Analysts too positive, report says

The comments were in response to a Bank of Israel study released this week that concluded analysts tend to be too optimistic in their recommendations.

In an effort to increase transparency in analyst research, the Israel Securities Authority soon will recommend proposals requiring research analysts to disclose information about their associations with the companies they evaluate. "We are going to be announcing some initiatives regarding analysts and their relationship to the company they are looking at," ISA spokesman Ori Katzir told The Jerusalem Post. The comments were in response to a Bank of Israel study released this week that concluded analysts tend to be too optimistic in their recommendations. The study, authored by Konstantin Kosenko, looked at recommendations of 2,780 analysts between 1999 through 2004 and determined that 72 percent of them expressed "buy" or a positive analysis of the company being evaluated.

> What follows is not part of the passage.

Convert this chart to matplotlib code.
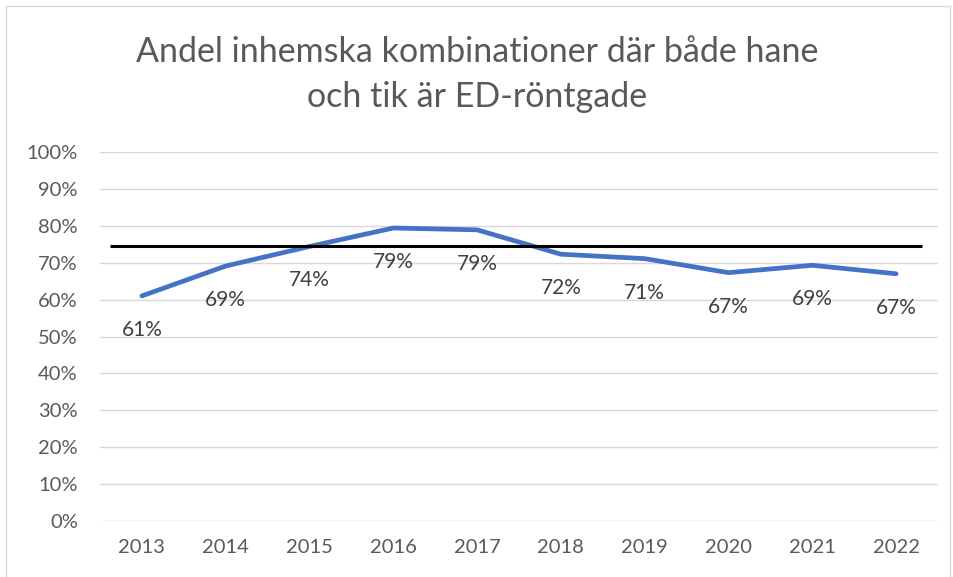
import matplotlib.pyplot as plt
from matplotlib.patches import Rectangle
from matplotlib.ticker import PercentFormatter

years = ['2013', '2014', '2015', '2016', '2017', '2018', '2019', '2020', '2021', '2022']
share = [0.610, 0.691, 0.744, 0.794, 0.789, 0.723, 0.711, 0.673, 0.693, 0.670]
labels = ['61%', '69%', '74%', '79%', '79%', '72%', '71%', '67%', '69%', '67%']
target = 0.745

plt.rcParams['font.family'] = ['Lato', 'DejaVu Sans']

fig = plt.figure(figsize=(9.54, 5.77), dpi=100)
ax = fig.add_axes([100 / 954, 1 - 521 / 577, 838 / 954, 369 / 577])

x = list(range(len(years)))
ax.plot(x, share, color='#4472C4', lw=3.4, solid_capstyle='round', solid_joinstyle='round', zorder=3)
ax.hlines(target, -0.38, 9.31, color='black', lw=2.2, zorder=4)

for xi, v, lab in zip(x, share, labels):
    ax.annotate(lab, (xi, v), xytext=(0, -34), textcoords='offset pixels',
                ha='center', va='center', fontsize=15, color='#404040')

ax.set_xlim(-0.5, 9.5)
ax.set_ylim(0, 1)
ax.set_xticks(x)
ax.set_xticklabels(years)
ax.set_yticks([i / 10 for i in range(11)])
ax.yaxis.set_major_formatter(PercentFormatter(1.0, decimals=0))
ax.grid(axis='y', color='#D9D9D9', lw=1)
ax.set_axisbelow(True)
for s in ax.spines.values():
    s.set_visible(False)
ax.tick_params(length=0, labelsize=14.5, colors='#595959')
ax.tick_params(axis='y', pad=16)
ax.tick_params(axis='x', pad=13)

fig.text(0.5, 1 - 52 / 577, 'Andel inhemska kombinationer där både hane', ha='center', va='center',
         fontsize=24.5, color='#595959')
fig.text(0.5, 1 - 97 / 577, 'och tik är ED-röntgade', ha='center', va='center',
         fontsize=24.5, color='#595959')

fig.patches.append(Rectangle((6 / 954, -0.01), 0.99, 1 - 6 / 577 + 0.01, transform=fig.transFigure,
                             fill=False, edgecolor='#D9D9D9', lw=1))

fig.savefig('out.png', dpi=100)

Analysts said there are a number of reasons why might give a company a positive forecast, including depending only on the company's proprietary information to make an evaluation. "It is much more difficult to predict a profit warning and a negative execution than it is to predict a positive outcome," said Roni Biron, an analyst for Oscar Gruss & Son Inc., which specializes in Israeli technology. An analyst might also be concerned about undermining his relationship with the company if he downgrades the stock, Biron added. That, however, as well as worries about losing investment banking business for the firm would constitute a conflict of interest for investors. The analyst research community in the US was rocked four years ago by a scandal in which leading analysts at top brokerage firms were found to have issued misleading recommendations, sometimes based on the companies being investment banking clients of the firms. Gruss, Biron said, does not do investment banking. The Bank of Israel report also concluded that analysts tend to operate in a "herd" mentality, in which some analysts are unduly influenced by and thus issue the same recommendations as reports published previous to their own. Analyst groups can inadvertently affect the market with group price recommendations Katzir declined to comment on the "herd" conclusions reached in the report because the ISA was still reviewing its contents. Although Biron concedes that a group mentality does exist among analysts, he emphasized that good analysts are able to separate themselves from the pack." "Each analyst has to develop his own skepticism regarding a company," he explained.